■ **What this task involves**
Produce nothing but an exact copy of the lines from the one containing "What matplotlib code" through the one containing "title = 'Retail Sales Distribution'", and do not carry over pictures.

■ **Material to process**
_ _ _ _ _ _ _
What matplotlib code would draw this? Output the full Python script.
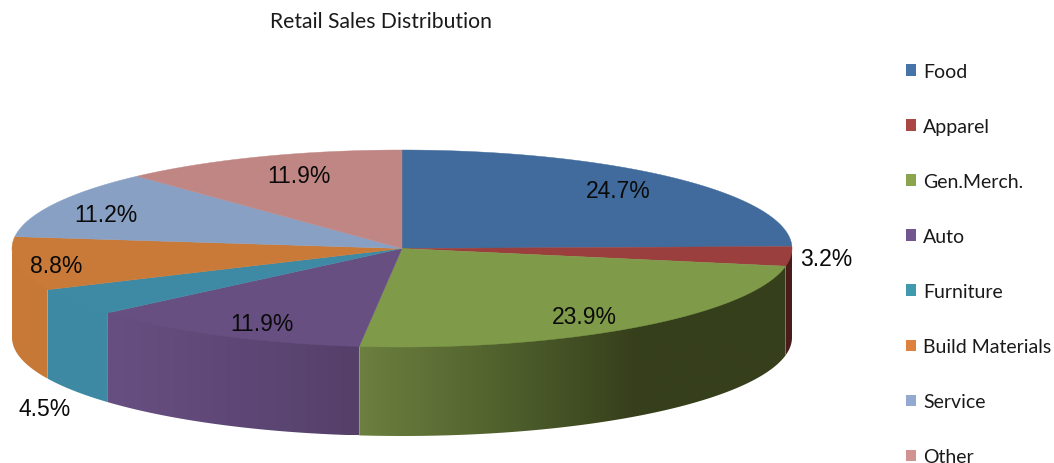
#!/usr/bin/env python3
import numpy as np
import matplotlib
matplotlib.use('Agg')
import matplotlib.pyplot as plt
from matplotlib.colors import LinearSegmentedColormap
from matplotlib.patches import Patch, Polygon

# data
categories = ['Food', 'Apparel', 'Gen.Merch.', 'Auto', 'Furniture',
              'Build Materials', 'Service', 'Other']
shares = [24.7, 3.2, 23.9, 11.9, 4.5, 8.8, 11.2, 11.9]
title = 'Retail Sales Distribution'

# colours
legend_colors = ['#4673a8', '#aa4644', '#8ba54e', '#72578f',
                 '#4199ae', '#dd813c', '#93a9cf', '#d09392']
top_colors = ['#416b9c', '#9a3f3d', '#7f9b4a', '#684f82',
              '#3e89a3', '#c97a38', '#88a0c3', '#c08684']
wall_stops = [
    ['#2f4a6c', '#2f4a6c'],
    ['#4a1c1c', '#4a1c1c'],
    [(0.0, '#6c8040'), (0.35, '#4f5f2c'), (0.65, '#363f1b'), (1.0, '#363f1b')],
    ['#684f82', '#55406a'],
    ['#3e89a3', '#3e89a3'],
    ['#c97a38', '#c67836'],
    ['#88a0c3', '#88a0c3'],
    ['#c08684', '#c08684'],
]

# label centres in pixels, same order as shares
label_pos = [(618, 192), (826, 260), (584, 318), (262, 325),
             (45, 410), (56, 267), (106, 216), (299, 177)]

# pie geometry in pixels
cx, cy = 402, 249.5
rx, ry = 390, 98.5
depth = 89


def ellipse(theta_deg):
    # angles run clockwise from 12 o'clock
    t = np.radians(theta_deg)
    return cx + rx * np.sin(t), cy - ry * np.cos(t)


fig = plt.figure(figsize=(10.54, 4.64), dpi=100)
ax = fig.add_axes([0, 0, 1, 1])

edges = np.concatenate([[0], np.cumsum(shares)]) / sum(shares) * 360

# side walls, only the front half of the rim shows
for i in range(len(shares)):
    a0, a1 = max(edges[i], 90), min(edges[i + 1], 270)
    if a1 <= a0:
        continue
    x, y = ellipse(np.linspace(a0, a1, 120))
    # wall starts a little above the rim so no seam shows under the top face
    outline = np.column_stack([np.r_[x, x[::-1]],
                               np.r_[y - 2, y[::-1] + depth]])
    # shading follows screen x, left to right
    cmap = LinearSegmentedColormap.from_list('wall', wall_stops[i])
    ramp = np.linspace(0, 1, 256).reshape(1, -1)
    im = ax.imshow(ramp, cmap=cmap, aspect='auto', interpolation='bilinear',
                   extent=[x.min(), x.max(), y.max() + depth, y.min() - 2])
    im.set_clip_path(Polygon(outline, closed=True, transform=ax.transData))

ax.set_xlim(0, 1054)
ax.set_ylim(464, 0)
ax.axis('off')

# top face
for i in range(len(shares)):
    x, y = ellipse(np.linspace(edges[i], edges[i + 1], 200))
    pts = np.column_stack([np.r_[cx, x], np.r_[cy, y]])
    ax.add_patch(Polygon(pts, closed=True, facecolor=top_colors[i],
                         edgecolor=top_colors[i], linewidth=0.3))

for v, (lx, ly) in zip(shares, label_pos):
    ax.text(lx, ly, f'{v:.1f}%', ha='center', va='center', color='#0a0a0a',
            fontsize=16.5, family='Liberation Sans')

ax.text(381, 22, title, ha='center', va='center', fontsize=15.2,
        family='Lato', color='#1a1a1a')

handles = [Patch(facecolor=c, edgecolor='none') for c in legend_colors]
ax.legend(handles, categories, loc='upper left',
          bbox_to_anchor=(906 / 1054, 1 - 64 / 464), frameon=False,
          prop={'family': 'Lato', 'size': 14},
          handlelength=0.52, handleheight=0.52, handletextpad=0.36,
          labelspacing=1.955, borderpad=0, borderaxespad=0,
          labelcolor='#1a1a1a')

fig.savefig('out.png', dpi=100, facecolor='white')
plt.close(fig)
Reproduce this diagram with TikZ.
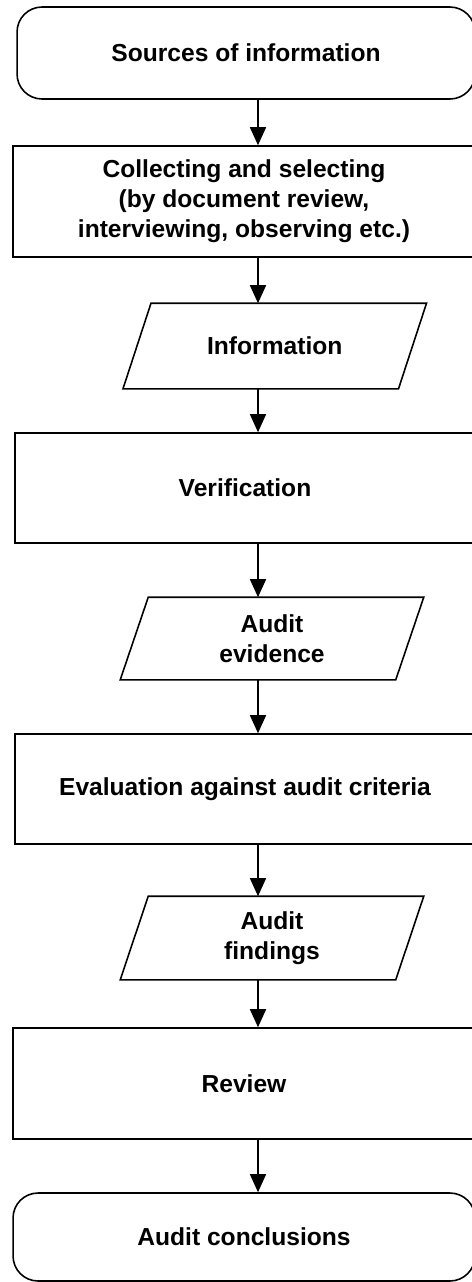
_ _ _ _ _ _ _
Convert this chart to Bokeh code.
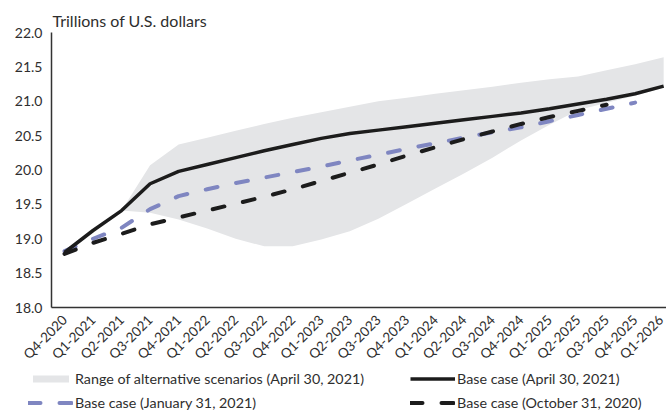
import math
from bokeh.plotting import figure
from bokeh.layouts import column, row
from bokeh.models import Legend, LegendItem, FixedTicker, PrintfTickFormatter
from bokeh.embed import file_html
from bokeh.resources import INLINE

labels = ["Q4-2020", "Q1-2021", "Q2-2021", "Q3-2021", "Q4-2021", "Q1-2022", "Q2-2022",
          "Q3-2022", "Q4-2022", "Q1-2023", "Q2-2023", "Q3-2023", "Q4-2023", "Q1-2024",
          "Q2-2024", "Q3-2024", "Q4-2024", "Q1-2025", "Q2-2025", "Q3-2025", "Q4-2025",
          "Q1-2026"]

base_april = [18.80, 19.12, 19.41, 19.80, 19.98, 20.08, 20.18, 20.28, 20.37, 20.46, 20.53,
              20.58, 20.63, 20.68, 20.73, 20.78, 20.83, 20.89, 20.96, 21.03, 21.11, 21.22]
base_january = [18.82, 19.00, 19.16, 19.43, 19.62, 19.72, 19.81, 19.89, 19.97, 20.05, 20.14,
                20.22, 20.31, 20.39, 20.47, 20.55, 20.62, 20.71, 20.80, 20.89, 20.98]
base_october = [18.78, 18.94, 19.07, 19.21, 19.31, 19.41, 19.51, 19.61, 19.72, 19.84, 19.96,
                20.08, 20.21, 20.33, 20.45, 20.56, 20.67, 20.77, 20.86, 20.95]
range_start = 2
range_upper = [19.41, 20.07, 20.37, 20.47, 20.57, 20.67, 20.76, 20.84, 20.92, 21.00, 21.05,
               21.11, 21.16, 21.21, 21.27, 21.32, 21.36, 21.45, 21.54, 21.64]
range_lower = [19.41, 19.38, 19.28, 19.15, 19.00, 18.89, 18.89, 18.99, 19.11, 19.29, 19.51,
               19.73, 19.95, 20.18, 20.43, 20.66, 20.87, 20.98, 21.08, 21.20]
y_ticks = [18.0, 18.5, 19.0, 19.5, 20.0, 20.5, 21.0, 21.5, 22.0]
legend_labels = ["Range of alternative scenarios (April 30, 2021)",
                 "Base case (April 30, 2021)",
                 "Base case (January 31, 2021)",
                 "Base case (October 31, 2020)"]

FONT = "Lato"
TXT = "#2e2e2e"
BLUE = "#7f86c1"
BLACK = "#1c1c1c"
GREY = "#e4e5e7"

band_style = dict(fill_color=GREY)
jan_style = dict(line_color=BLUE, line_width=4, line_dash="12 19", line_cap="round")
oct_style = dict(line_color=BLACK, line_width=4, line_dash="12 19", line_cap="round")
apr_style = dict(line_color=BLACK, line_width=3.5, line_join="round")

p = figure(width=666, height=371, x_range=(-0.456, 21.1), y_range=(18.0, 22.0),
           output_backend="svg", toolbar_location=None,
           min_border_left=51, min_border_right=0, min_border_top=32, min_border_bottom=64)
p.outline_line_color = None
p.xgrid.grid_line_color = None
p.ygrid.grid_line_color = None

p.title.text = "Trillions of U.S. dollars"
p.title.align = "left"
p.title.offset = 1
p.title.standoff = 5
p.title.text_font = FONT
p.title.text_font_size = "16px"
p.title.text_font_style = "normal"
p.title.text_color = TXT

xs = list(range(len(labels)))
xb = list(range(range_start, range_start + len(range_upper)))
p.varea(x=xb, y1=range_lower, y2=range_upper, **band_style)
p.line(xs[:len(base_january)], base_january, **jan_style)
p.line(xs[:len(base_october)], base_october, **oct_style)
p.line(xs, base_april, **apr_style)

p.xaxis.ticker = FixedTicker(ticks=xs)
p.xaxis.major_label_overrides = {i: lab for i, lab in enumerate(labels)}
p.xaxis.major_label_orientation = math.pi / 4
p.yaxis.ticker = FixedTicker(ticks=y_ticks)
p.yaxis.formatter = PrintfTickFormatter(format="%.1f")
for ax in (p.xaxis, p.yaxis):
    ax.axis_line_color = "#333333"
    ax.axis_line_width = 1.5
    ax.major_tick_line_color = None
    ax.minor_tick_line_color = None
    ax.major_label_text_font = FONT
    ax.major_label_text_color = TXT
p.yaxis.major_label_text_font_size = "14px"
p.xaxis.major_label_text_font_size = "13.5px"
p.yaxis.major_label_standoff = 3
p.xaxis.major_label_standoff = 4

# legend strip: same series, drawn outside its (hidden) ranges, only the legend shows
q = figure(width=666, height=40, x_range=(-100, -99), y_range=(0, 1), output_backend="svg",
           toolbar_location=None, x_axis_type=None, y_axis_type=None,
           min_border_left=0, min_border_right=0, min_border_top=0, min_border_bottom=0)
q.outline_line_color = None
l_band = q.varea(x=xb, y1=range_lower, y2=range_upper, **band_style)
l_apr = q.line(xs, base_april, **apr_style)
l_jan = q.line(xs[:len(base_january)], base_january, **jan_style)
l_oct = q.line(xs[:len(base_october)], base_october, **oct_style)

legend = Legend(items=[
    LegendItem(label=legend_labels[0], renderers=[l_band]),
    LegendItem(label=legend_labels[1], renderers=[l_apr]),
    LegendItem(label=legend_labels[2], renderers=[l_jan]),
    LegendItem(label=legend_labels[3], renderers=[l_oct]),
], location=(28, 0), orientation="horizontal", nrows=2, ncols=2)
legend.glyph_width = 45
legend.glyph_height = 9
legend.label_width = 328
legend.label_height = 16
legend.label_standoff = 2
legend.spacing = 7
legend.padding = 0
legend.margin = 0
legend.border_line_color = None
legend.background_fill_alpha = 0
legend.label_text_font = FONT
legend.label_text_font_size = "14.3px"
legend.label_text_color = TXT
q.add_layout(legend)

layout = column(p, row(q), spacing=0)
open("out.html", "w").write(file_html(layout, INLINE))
_ _ _ _ _ _ _
■ **Expected output**
What matplotlib code would draw this? Output the full Python script.
#!/usr/bin/env python3
import numpy as np
import matplotlib
matplotlib.use('Agg')
import matplotlib.pyplot as plt
from matplotlib.colors import LinearSegmentedColormap
from matplotlib.patches import Patch, Polygon

# data
categories = ['Food', 'Apparel', 'Gen.Merch.', 'Auto', 'Furniture',
              'Build Materials', 'Service', 'Other']
shares = [24.7, 3.2, 23.9, 11.9, 4.5, 8.8, 11.2, 11.9]
title = 'Retail Sales Distribution'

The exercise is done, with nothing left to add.